Responding with every increase in tempo, the casings deliver an incredibly supple, refined quality, synonymous with old school tubulars and taking washboard surfaces in their stride. So compliant, I was convinced that we’d succumbed to a very slow puncture, during the first few rides.
However, periodic prodding of the casings confirmed otherwise. All things (frame material and other factors) being equal, this left me feeling markedly less fatigued and much fresher (especially around the neck and shoulders) after 40, 50 and 60 miles.
Grip is similarly impressive, encouraging me to push hard on descents, safe in the knowledge they’d suck wet, greasy tarmac like the proverbial leach. The first 150 miles were suitably soggy but the Supple Vitesse held their line impeccably, even hurtling along at 35mph along my favourite 1 in 7.
Switching to single track lanes with muddy centre strips, I employed more restraint, but they’ve coped better than I’d expected, with gloopy, slimy stuff. Even when I provocatively reversed the directional arrows.
Some minor “twitch” was apparent up front, especially when I was weary and traversing lanes carpeted in freshly impacted bovine dung.

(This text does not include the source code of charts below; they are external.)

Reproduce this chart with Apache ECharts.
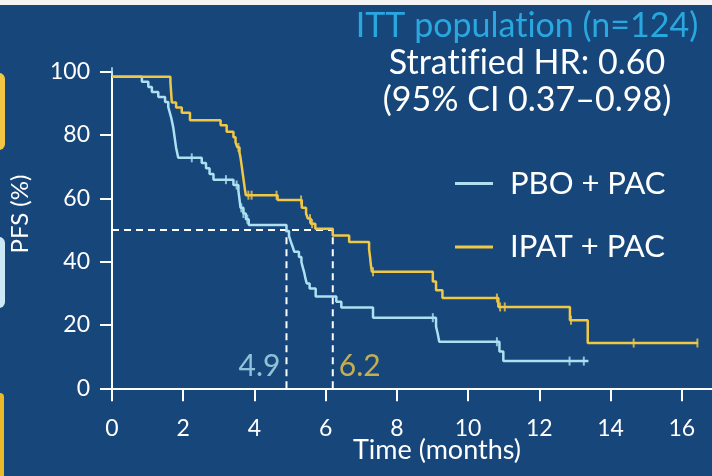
<!DOCTYPE html>
<html>
<head>
<meta charset="utf-8">
<title>PFS – ITT population</title>
<script src="https://cdn.jsdelivr.net/npm/echarts@6/dist/echarts.min.js"></script>
<style>
  html, body { margin: 0; padding: 0; background: #17467a; }
  #chart { width: 712px; height: 476px; }
</style>
</head>
<body>
<div id="chart"></div>
<script>
// Kaplan–Meier step points: [time in months, PFS %] after each event
const pboSteps = [[0,98.4],[0.84,96.8],[1.02,95.2],[1.12,93.6],[1.30,92.0],[1.49,90.4],[1.58,88.8],[1.62,87.2],[1.66,85.6],[1.69,84.0],[1.72,82.4],[1.74,80.8],[1.76,79.2],[1.78,77.6],[1.80,76.0],[1.83,74.4],[1.86,72.8],[2.52,71.2],[2.64,69.5],[2.74,67.7],[2.85,65.9],[3.41,64.2],[3.55,62.4],[3.57,60.6],[3.59,58.8],[3.61,57.0],[3.69,55.2],[3.76,53.4],[3.84,51.6],[4.90,49.7],[4.97,48.1],[5.02,46.4],[5.07,44.8],[5.12,43.1],[5.25,41.5],[5.32,39.8],[5.36,38.1],[5.40,36.5],[5.43,34.8],[5.47,33.1],[5.55,31.5],[5.72,29.0],[6.30,27.3],[6.44,25.5],[7.33,22.3],[9.10,19.5],[9.15,17.1],[9.19,14.7],[10.88,11.6],[10.99,8.6],[13.38,8.6]];
const ipatSteps = [[0,98.4],[1.64,96.8],[1.65,95.2],[1.66,93.5],[1.67,91.9],[1.68,90.3],[1.80,88.7],[1.96,87.0],[2.19,84.7],[3.05,83.1],[3.22,81.0],[3.41,79.3],[3.47,77.7],[3.52,76.1],[3.58,74.5],[3.61,72.8],[3.63,71.2],[3.65,69.6],[3.67,67.9],[3.69,66.3],[3.71,64.7],[3.73,63.0],[3.76,61.0],[4.65,59.5],[5.33,57.0],[5.45,55.2],[5.50,53.6],[5.58,52.0],[5.71,50.4],[6.20,48.3],[6.66,46.2],[7.22,43.9],[7.25,41.2],[7.27,39.0],[7.30,36.8],[9.01,33.7],[9.10,31.0],[9.28,28.5],[10.85,25.7],[12.86,21.5],[13.36,14.3],[16.46,14.3]];

// Censored observations
const pboCensored = [[0,100],[2.24,72.8],[3.20,65.9],[3.50,64.2],[3.63,57.0],[3.69,55.2],[3.80,53.4],[9.01,22.3],[10.81,14.7],[12.85,8.6],[13.25,8.6]];
const ipatCensored = [[3.55,76.1],[3.83,61.0],[3.92,61.0],[4.62,61.0],[5.31,59.5],[5.56,53.6],[5.62,52.0],[7.33,36.8],[10.81,28.5],[10.90,25.7],[11.03,25.7],[12.89,21.5],[14.65,14.3],[16.44,14.3]];

// Median PFS (months) and the 50% reference level
const medianPbo = 4.9;
const medianIpat = 6.2;
const halfLevel = 50;

const xTicks = [0, 2, 4, 6, 8, 10, 12, 14, 16];
const yTicks = [0, 20, 40, 60, 80, 100];

const seriesNames = ['PBO + PAC', 'IPAT + PAC'];
const blue = '#aee0f2';
const gold = '#f0c846';
const font = 'Lato, "Open Sans", sans-serif';
// zero-width non-joiner keeps "ti"/"fi" as separate letters
const ZWNJ = '\u200C';

const chart = echarts.init(document.getElementById('chart'), null, { renderer: 'canvas' });

const dashed = { color: '#ffffff', width: 2, type: [7, 5] };

chart.setOption({
  backgroundColor: '#17467a',
  animation: false,
  grid: { left: 112, top: 71.7, right: 0, bottom: 87.7 },
  xAxis: {
    type: 'value', min: 0, max: 16.85, interval: 2,
    axisLine: { lineStyle: { color: '#ffffff', width: 2 } },
    axisTick: { length: 13, lineStyle: { color: '#ffffff', width: 2 } },
    axisLabel: {
      color: '#ffffff', fontSize: 23, fontFamily: font, margin: 29,
      showMaxLabel: false,
      formatter: v => (xTicks.indexOf(v) >= 0 ? String(v) : '')
    },
    splitLine: { show: false }
  },
  yAxis: {
    type: 'value', min: 0, max: 100, interval: 20,
    axisLine: { show: true, lineStyle: { color: '#ffffff', width: 2 } },
    axisTick: { show: true, length: 12, lineStyle: { color: '#ffffff', width: 2 } },
    axisLabel: {
      color: '#ffffff', fontSize: 23, fontFamily: font, margin: 22,
      formatter: v => (yTicks.indexOf(v) >= 0 ? String(v) : '')
    },
    splitLine: { show: false }
  },
  legend: {
    data: seriesNames,
    orient: 'vertical',
    left: 455, top: 163.5, padding: 0,
    icon: 'rect', itemWidth: 38, itemHeight: 3, itemGap: 23.5,
    textStyle: { color: '#ffffff', fontSize: 31, fontFamily: font, lineHeight: 40, padding: [0, 0, 0, 12] }
  },
  graphic: [
    { type: 'rect', left: 0, top: 0, shape: { width: 712, height: 5 }, style: { fill: '#f4f4f4' }, silent: true },
    { type: 'rect', shape: { x: -12, y: 73, width: 17, height: 77, r: 6 }, style: { fill: '#f2c744' }, silent: true },
    { type: 'rect', shape: { x: -12, y: 237, width: 17, height: 71, r: 6 }, style: { fill: '#cbe9f6' }, silent: true },
    { type: 'rect', shape: { x: -12, y: 393, width: 16, height: 100, r: 4 }, style: { fill: '#e9b928' }, silent: true },
    { type: 'text', x: 527, y: 26, style: { text: 'ITT populat' + ZWNJ + 'ion (n=124)', fill: '#29a8e0', font: '34px ' + font, align: 'center', verticalAlign: 'middle' } },
    { type: 'text', x: 527, y: 63, style: { text: 'Strat' + ZWNJ + 'if' + ZWNJ + 'ied HR: 0.60', fill: '#ffffff', font: '34px ' + font, align: 'center', verticalAlign: 'middle' } },
    { type: 'text', x: 527, y: 100, style: { text: '(95% CI 0.37–0.98)', fill: '#ffffff', font: '34px ' + font, align: 'center', verticalAlign: 'middle' } },
    { type: 'text', x: 20, y: 214, rotation: Math.PI / 2, style: { text: 'PFS (%)', fill: '#ffffff', font: '24px ' + font, align: 'center', verticalAlign: 'middle' } },
    { type: 'text', x: 437, y: 450, style: { text: 'Time (months)', fill: '#ffffff', font: '27px ' + font, align: 'center', verticalAlign: 'middle' } }
  ],
  series: [
    {
      name: 'median-h', type: 'line', data: [[0, halfLevel], [medianIpat, halfLevel]],
      showSymbol: false, lineStyle: dashed, z: 1, silent: true
    },
    {
      name: 'median-pbo', type: 'line', data: [[medianPbo, 0], [medianPbo, halfLevel]],
      showSymbol: false, lineStyle: dashed, z: 1, silent: true
    },
    {
      name: 'median-ipat', type: 'line', data: [[medianIpat, 0], [medianIpat, halfLevel]],
      showSymbol: false, lineStyle: dashed, z: 1, silent: true
    },
    {
      name: seriesNames[0], type: 'line', step: 'end', data: pboSteps,
      showSymbol: false, color: blue, lineStyle: { color: blue, width: 2.5 }, z: 3
    },
    {
      name: seriesNames[1], type: 'line', step: 'end', data: ipatSteps,
      showSymbol: false, color: gold, lineStyle: { color: gold, width: 2.5 }, z: 4
    },
    {
      name: 'pbo-censored', type: 'scatter', data: pboCensored,
      symbol: 'rect', symbolSize: [2, 9], itemStyle: { color: blue }, z: 5
    },
    {
      name: 'ipat-censored', type: 'scatter', data: ipatCensored,
      symbol: 'rect', symbolSize: [2, 9], itemStyle: { color: gold }, z: 6
    },
    {
      name: 'median-labels', type: 'scatter',
      data: [
        { value: [medianPbo, 7], label: { position: 'left', distance: 6, color: blue } },
        { value: [medianIpat, 7], label: { position: 'right', distance: 6, color: gold } }
      ],
      symbolSize: 0,
      label: {
        show: true, fontSize: 30, fontFamily: font,
        formatter: p => p.value[0].toFixed(1)
      },
      z: 7, silent: true
    }
  ]
});
</script>
</body>
</html>
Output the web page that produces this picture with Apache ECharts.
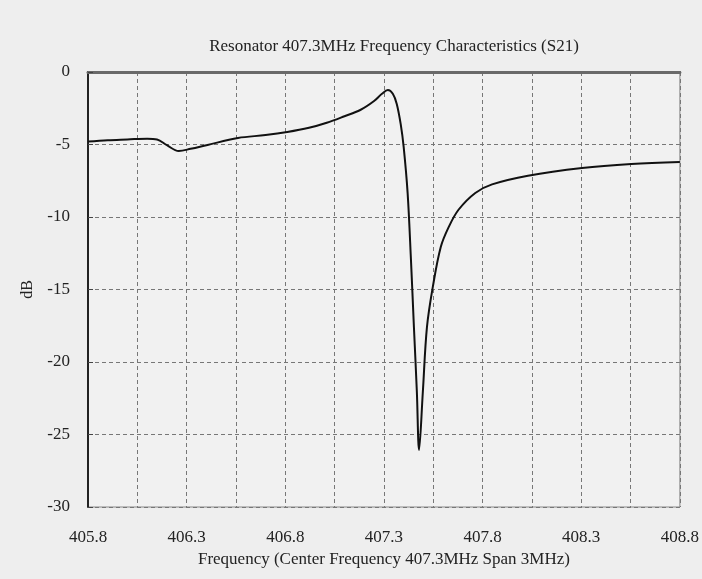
<!DOCTYPE html>
<html>
<head>
<meta charset="utf-8">
<script src="https://cdn.jsdelivr.net/npm/echarts@6/dist/echarts.min.js"></script>
<style>
html, body { margin: 0; padding: 0; background: #eeeeee; }
#chart { width: 702px; height: 579px; }
</style>
</head>
<body>
<div id="chart"></div>
<script>
var freq = [405.8, 405.9, 406.0, 406.1, 406.15, 406.2, 406.26, 406.32, 406.4, 406.56,
    406.7, 406.81, 406.92, 407.01, 407.1, 407.18, 407.25, 407.29, 407.32, 407.345,
    407.365, 407.385, 407.40, 407.42, 407.437, 407.452, 407.467, 407.478, 407.497, 407.518,
    407.548, 407.588, 407.628, 407.678, 407.763, 407.848, 408.03, 408.304, 408.554, 408.8];
var s21 = [-4.8, -4.7, -4.65, -4.6, -4.65, -5.05, -5.45, -5.3, -5.05, -4.55,
    -4.35, -4.14, -3.85, -3.5, -3.05, -2.62, -2.0, -1.5, -1.24, -1.5,
    -2.2, -3.6, -5.17, -8.34, -12.97, -17.6, -22.1, -26.07, -22.1, -17.6,
    -14.8, -12.07, -10.7, -9.5, -8.34, -7.75, -7.15, -6.62, -6.34, -6.2];
var xTickLabels = ['405.8', '406.3', '406.8', '407.3', '407.8', '408.3', '408.8'];

var points = [];
for (var i = 0; i < freq.length; i++) {
    points.push([freq[i], s21[i]]);
}

var serif = 'Liberation Serif';
var chart = echarts.init(document.getElementById('chart'));

var option = {
    backgroundColor: '#eeeeee',
    animation: false,
    title: {
        text: 'Resonator 407.3MHz Frequency Characteristics (S21)',
        left: 389,
        top: 33,
        textAlign: 'center',
        textStyle: { fontFamily: serif, fontSize: 17, fontWeight: 'normal', color: '#222' }
    },
    grid: {
        left: 88,
        right: 15,
        top: 72,
        bottom: 72,
        show: true,
        backgroundColor: '#f1f1f1',
        borderColor: '#888',
        borderWidth: 1
    },
    xAxis: [{
        type: 'value',
        min: 405.8,
        max: 408.8,
        interval: 0.25,
        name: 'Frequency (Center Frequency 407.3MHz Span 3MHz)',
        nameLocation: 'middle',
        nameGap: 44,
        nameTextStyle: { fontFamily: serif, fontSize: 17, color: '#222' },
        axisLine: { lineStyle: { color: '#222', width: 2 } },
        axisTick: { show: false },
        axisLabel: {
            margin: 22,
            fontFamily: serif,
            fontSize: 17,
            color: '#222',
            formatter: function (v) {
                var idx = Math.round((v - 405.8) / 0.25);
                return idx % 2 === 0 ? xTickLabels[idx / 2] : '';
            }
        },
        splitLine: { lineStyle: { color: '#777', type: [4, 3], width: 1 } }
    }, {
        type: 'value',
        position: 'top',
        min: 405.8,
        max: 408.8,
        axisLine: { show: true, lineStyle: { color: '#6a6a6a', width: 3 } },
        axisTick: { show: false },
        axisLabel: { show: false },
        splitLine: { show: false }
    }],
    yAxis: {
        type: 'value',
        min: -30,
        max: 0,
        interval: 5,
        name: 'dB',
        nameLocation: 'middle',
        nameGap: 52,
        nameRotate: 90,
        nameTextStyle: { fontFamily: serif, fontSize: 16, color: '#222' },
        axisLine: { show: true, lineStyle: { color: '#222', width: 2 } },
        axisTick: { show: true, inside: true, length: 5, lineStyle: { color: '#444' } },
        axisLabel: { margin: 18, fontFamily: serif, fontSize: 17, color: '#222' },
        splitLine: { lineStyle: { color: '#777', type: [4, 3], width: 1 } }
    },
    series: [{
        type: 'line',
        data: points,
        smooth: 0.35,
        symbol: 'none',
        lineStyle: { color: '#111', width: 2 }
    }]
};
chart.setOption(option);
</script>
</body>
</html>
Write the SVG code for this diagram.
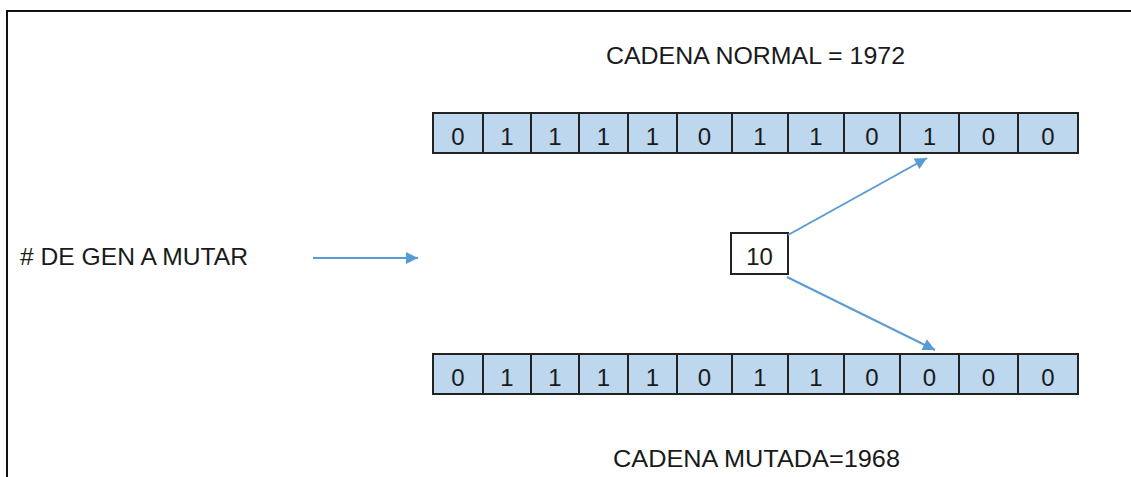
<svg xmlns="http://www.w3.org/2000/svg" width="1131" height="477" viewBox="0 0 1131 477">
  <style>
    .cell { fill: #BDD7EE; stroke: #222; stroke-width: 2; }
    .digit { font-family: "Liberation Sans", Arial, sans-serif; font-size: 24px; fill: #1a1a1a; text-anchor: middle; }
    .label { font-family: "Liberation Sans", Arial, sans-serif; font-size: 24px; fill: #1a1a1a; }
    .conn { stroke: #5B9BD5; stroke-width: 2; fill: none; marker-end: url(#arrow); }
    .box { fill: #fff; stroke: #222; stroke-width: 2; }
  </style>
  <defs>
    <marker id="arrow" viewBox="0 0 10 10" refX="10" refY="5" markerWidth="16" markerHeight="12" markerUnits="userSpaceOnUse" orient="auto">
      <path d="M0,0 L10,5 L0,10 z" fill="#5B9BD5"/>
    </marker>
  </defs>
  <rect width="1131" height="477" fill="#fff"/>
  <path d="M7,477 L7,11 L1131,11" fill="none" stroke="#111" stroke-width="2"/>

  <g id="title-normal">
    <text class="label" x="606" y="64" textLength="299" lengthAdjust="spacingAndGlyphs">CADENA NORMAL = 1972</text>
  </g>
  <g id="title-mutada">
    <text class="label" x="613" y="467" textLength="287" lengthAdjust="spacingAndGlyphs">CADENA MUTADA=1968</text>
  </g>
  <g id="label-gen">
    <text class="label" x="20" y="265" textLength="228" lengthAdjust="spacingAndGlyphs"># DE GEN A MUTAR</text>
  </g>

  <g id="array-normal">
    <rect class="cell" x="433" y="113" width="50" height="40"/>
    <rect class="cell" x="483" y="113" width="48" height="40"/>
    <rect class="cell" x="531" y="113" width="48" height="40"/>
    <rect class="cell" x="579" y="113" width="49" height="40"/>
    <rect class="cell" x="628" y="113" width="49" height="40"/>
    <rect class="cell" x="677" y="113" width="55" height="40"/>
    <rect class="cell" x="732" y="113" width="56" height="40"/>
    <rect class="cell" x="788" y="113" width="56" height="40"/>
    <rect class="cell" x="844" y="113" width="56" height="40"/>
    <rect class="cell" x="900" y="113" width="59" height="40"/>
    <rect class="cell" x="959" y="113" width="59" height="40"/>
    <rect class="cell" x="1018" y="113" width="60" height="40"/>
    <text class="digit" x="458" y="145">0</text>
    <text class="digit" x="507" y="145">1</text>
    <text class="digit" x="555" y="145">1</text>
    <text class="digit" x="603.5" y="145">1</text>
    <text class="digit" x="652.5" y="145">1</text>
    <text class="digit" x="704.5" y="145">0</text>
    <text class="digit" x="760" y="145">1</text>
    <text class="digit" x="816" y="145">1</text>
    <text class="digit" x="872" y="145">0</text>
    <text class="digit" x="929.5" y="145">1</text>
    <text class="digit" x="988.5" y="145">0</text>
    <text class="digit" x="1048" y="145">0</text>
  </g>

  <g id="array-mutada">
    <rect class="cell" x="433" y="354" width="50" height="40"/>
    <rect class="cell" x="483" y="354" width="48" height="40"/>
    <rect class="cell" x="531" y="354" width="48" height="40"/>
    <rect class="cell" x="579" y="354" width="49" height="40"/>
    <rect class="cell" x="628" y="354" width="49" height="40"/>
    <rect class="cell" x="677" y="354" width="55" height="40"/>
    <rect class="cell" x="732" y="354" width="56" height="40"/>
    <rect class="cell" x="788" y="354" width="56" height="40"/>
    <rect class="cell" x="844" y="354" width="56" height="40"/>
    <rect class="cell" x="900" y="354" width="59" height="40"/>
    <rect class="cell" x="959" y="354" width="59" height="40"/>
    <rect class="cell" x="1018" y="354" width="60" height="40"/>
    <text class="digit" x="458" y="386">0</text>
    <text class="digit" x="507" y="386">1</text>
    <text class="digit" x="555" y="386">1</text>
    <text class="digit" x="603.5" y="386">1</text>
    <text class="digit" x="652.5" y="386">1</text>
    <text class="digit" x="704.5" y="386">0</text>
    <text class="digit" x="760" y="386">1</text>
    <text class="digit" x="816" y="386">1</text>
    <text class="digit" x="872" y="386">0</text>
    <text class="digit" x="929.5" y="386">0</text>
    <text class="digit" x="988.5" y="386">0</text>
    <text class="digit" x="1048" y="386">0</text>
  </g>

  <g id="box-10">
    <rect class="box" x="731" y="233" width="57" height="41"/>
    <text class="digit" x="759.5" y="265">10</text>
  </g>

  <g id="connectors">
    <line class="conn" x1="313" y1="258" x2="418" y2="258"/>
    <line class="conn" x1="788" y1="235" x2="927" y2="158"/>
    <line class="conn" x1="787" y1="277" x2="935" y2="350"/>
  </g>
</svg>
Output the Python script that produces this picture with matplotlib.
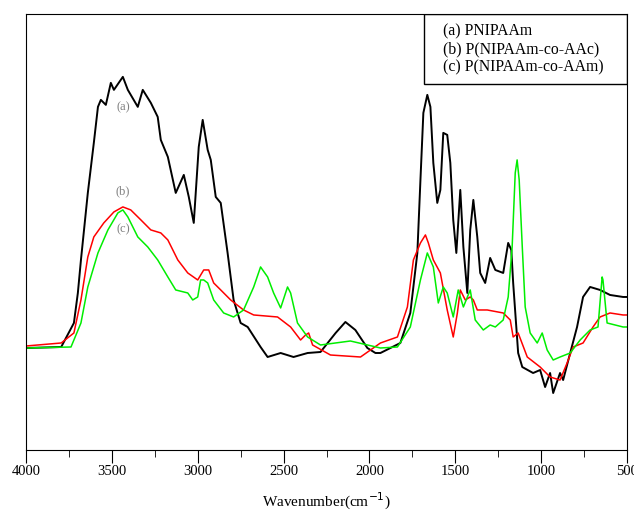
import matplotlib.pyplot as plt
from matplotlib.patches import Rectangle

plt.rcParams['font.family'] = ['Liberation Serif', 'DejaVu Serif']

# (a) PNIPAAm
wn_a = [4000, 3795, 3721, 3698, 3680, 3640, 3605, 3581, 3564, 3535, 3506, 3488, 3436, 3407,
        3349, 3320, 3273, 3233, 3215, 3174, 3128, 3081, 3052, 3023, 2994, 2971, 2942, 2924,
        2895, 2866, 2826, 2791, 2750, 2709, 2634, 2593, 2517, 2442, 2360, 2285, 2197, 2140,
        2082, 2012, 1965, 1936, 1820, 1762, 1721, 1703, 1686, 1663, 1645, 1628, 1605, 1587,
        1570, 1547, 1529, 1512, 1494, 1471, 1453, 1430, 1413, 1395, 1372, 1355, 1326, 1297,
        1267, 1221, 1192, 1174, 1163, 1134, 1110, 1047, 1006, 977, 948, 930, 890, 872, 831,
        791, 756, 715, 657, 599, 523, 500]
abs_a = [1.04, 1.05, 1.29, 1.59, 1.92, 2.59, 3.09, 3.45, 3.52, 3.47, 3.69, 3.62, 3.75, 3.62,
         3.45, 3.62, 3.49, 3.35, 3.12, 2.95, 2.59, 2.77, 2.55, 2.29, 3.05, 3.32, 3.02, 2.92,
         2.55, 2.49, 1.99, 1.52, 1.29, 1.25, 1.05, 0.95, 0.99, 0.95, 0.99, 1.00, 1.19, 1.30,
         1.22, 1.04, 0.99, 0.99, 1.09, 1.39, 1.99, 2.72, 3.39, 3.57, 3.45, 2.89, 2.49, 2.62,
         3.19, 3.17, 2.89, 2.32, 1.99, 2.62, 2.05, 1.59, 2.22, 2.52, 2.15, 1.79, 1.69, 1.94,
         1.82, 1.79, 2.09, 2.02, 1.69, 0.99, 0.85, 0.79, 0.82, 0.65, 0.79, 0.59, 0.79, 0.72,
         0.99, 1.25, 1.55, 1.65, 1.62, 1.57, 1.55, 1.55]

# (b) P(NIPAAm-co-AAc)
wn_b = [4000, 3795, 3721, 3680, 3640, 3605, 3547, 3488, 3436, 3390, 3331, 3273, 3215, 3174,
        3116, 3058, 3000, 2965, 2936, 2907, 2866, 2808, 2733, 2674, 2535, 2459, 2401, 2372,
        2354, 2331, 2227, 2052, 1936, 1837, 1779, 1744, 1703, 1674, 1657, 1628, 1587, 1547,
        1512, 1488, 1471, 1442, 1413, 1395, 1372, 1314, 1221, 1180, 1163, 1134, 1081, 1006,
        948, 890, 849, 814, 756, 698, 657, 599, 523, 500]
abs_b = [1.06, 1.09, 1.19, 1.52, 1.95, 2.15, 2.29, 2.40, 2.45, 2.42, 2.32, 2.22, 2.19, 2.12,
         1.92, 1.79, 1.72, 1.82, 1.82, 1.69, 1.62, 1.52, 1.42, 1.37, 1.35, 1.25, 1.12, 1.17,
         1.19, 1.07, 0.97, 0.95, 1.09, 1.15, 1.45, 1.92, 2.09, 2.17, 2.09, 1.92, 1.79, 1.42,
         1.15, 1.39, 1.62, 1.52, 1.55, 1.52, 1.42, 1.42, 1.39, 1.32, 1.15, 1.19, 0.95, 0.85,
         0.75, 0.72, 0.89, 1.05, 1.09, 1.25, 1.35, 1.39, 1.37, 1.37]

# (c) P(NIPAAm-co-AAm)
wn_c = [4000, 3738, 3721, 3680, 3640, 3581, 3523, 3465, 3436, 3407, 3349, 3291, 3233, 3174,
        3128, 3058, 3029, 3000, 2983, 2965, 2942, 2907, 2849, 2791, 2733, 2674, 2634, 2593,
        2558, 2517, 2477, 2459, 2419, 2360, 2285, 2111, 1936, 1837, 1762, 1703, 1663, 1628,
        1599, 1570, 1547, 1512, 1483, 1453, 1413, 1384, 1337, 1297, 1267, 1221, 1192, 1169,
        1151, 1140, 1128, 1110, 1093, 1064, 1023, 994, 965, 930, 890, 831, 773, 715, 669,
        645, 640, 616, 523, 500]
abs_c = [1.04, 1.05, 1.12, 1.29, 1.65, 1.99, 2.22, 2.39, 2.42, 2.35, 2.15, 2.05, 1.92, 1.75,
         1.62, 1.59, 1.52, 1.55, 1.72, 1.72, 1.69, 1.52, 1.39, 1.35, 1.42, 1.65, 1.85, 1.75,
         1.59, 1.44, 1.65, 1.59, 1.29, 1.15, 1.07, 1.11, 1.04, 1.05, 1.25, 1.72, 1.99, 1.85,
         1.49, 1.65, 1.59, 1.35, 1.62, 1.45, 1.62, 1.32, 1.22, 1.27, 1.25, 1.32, 1.55, 2.05,
         2.79, 2.92, 2.72, 2.05, 1.45, 1.19, 1.09, 1.19, 1.02, 0.92, 0.95, 0.99, 1.12, 1.22,
         1.25, 1.75, 1.72, 1.29, 1.25, 1.25]

legend_lines = ["(a) PNIPAAm", "(b) P(NIPAAm-co-AAc)", "(c) P(NIPAAm-co-AAm)"]

fig = plt.figure(figsize=(6.34, 5.12), dpi=100)
ax = fig.add_axes([0.041, 0.121, 0.948, 0.852])

ax.plot(wn_a, abs_a, color='black', lw=1.4)
ax.plot(wn_b, abs_b, color='#ff0000', lw=1.1)
ax.plot(wn_c, abs_c, color='#00ee00', lw=1.1)

ax.set_xlim(4000, 500)
ax.set_ylim(0.02, 4.38)
ax.set_yticks([])
ax.set_xticks(range(4000, 499, -500))
ax.set_xticks(range(3750, 500, -500), minor=True)
ax.tick_params(axis='x', which='major', length=9, direction='out', labelsize=10.5, pad=2)
ax.tick_params(axis='x', which='minor', length=5, direction='out')
ax.set_xlabel("Wavenumber(cm$^{-1}$)", fontsize=11, labelpad=9)

# curve labels
ax.text(3436, 3.42, "(a)", color='#808080', fontsize=9, ha='center')
ax.text(3436, 2.58, "(b)", color='#808080', fontsize=9, ha='center')
ax.text(3436, 2.20, "(c)", color='#808080', fontsize=9, ha='center')

# legend box
ax.add_patch(Rectangle((0.662, 0.838), 0.338, 0.162, transform=ax.transAxes,
                       fill=False, edgecolor='black', lw=1.0))
for i, t in enumerate(legend_lines):
    ax.text(0.693, 0.96 - i * 0.041, t, transform=ax.transAxes, fontsize=11.3,
            va='center', ha='left')

plt.savefig("out.png", dpi=100)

The usual cautions apply when tackling man hole covers and similar raised ironworks, though to be fair I’ve caught a few, turning quite aggressively with minimal loss of traction. Things never turned spiteful, let alone to into a big shimmy.
Adding Yak pattern trailer and 15 kilo payloads to the equation, things became a little more “interesting” but easily controlled and a moot point when correct rotational direction is observed.
Experimenting with the pressures and venturing off-road, the magic carpet ride was very welcomed along light, forest trails. Frankly, I’d go wider, 38, or 42mm where clearances allowed and if you were looking towards unmade roads/trails on a tourer or contemporary cross/gravel derivative.
Despite off-roading and brushing their casings infrequently, it was six weeks before I succumbed to my first flat. A slow puncture, caused by a very sharp flint that had sliced into the casing. Localised hedge trimming saw two further, caused by long thorns. Deep enough, that I sealed the hole, with some super glue.
Conversely, I’ve ridden through shards of glass and other town typical debris without paying this penalty. Something that astonished me, given their lack of aramid, or puncture repelling layer.
The Soma Supple Vitesse offer fantastic ride quality. Though not overly expensive, they face a lot of competition. These 32mm Panaracer T-serv Pro Tite folding, are arguably, better value, for training and faster commutes.
Nonetheless, the Supple Vitesse are well worth considering if you want a lightweight, quick rolling, yet compliant tyre. The sort that will bring out a bike’s sprightly persona. That said, of the two, I’d be inclined toward their Shikoro cousins, or similarly armoured design for more adventurous/winter riding.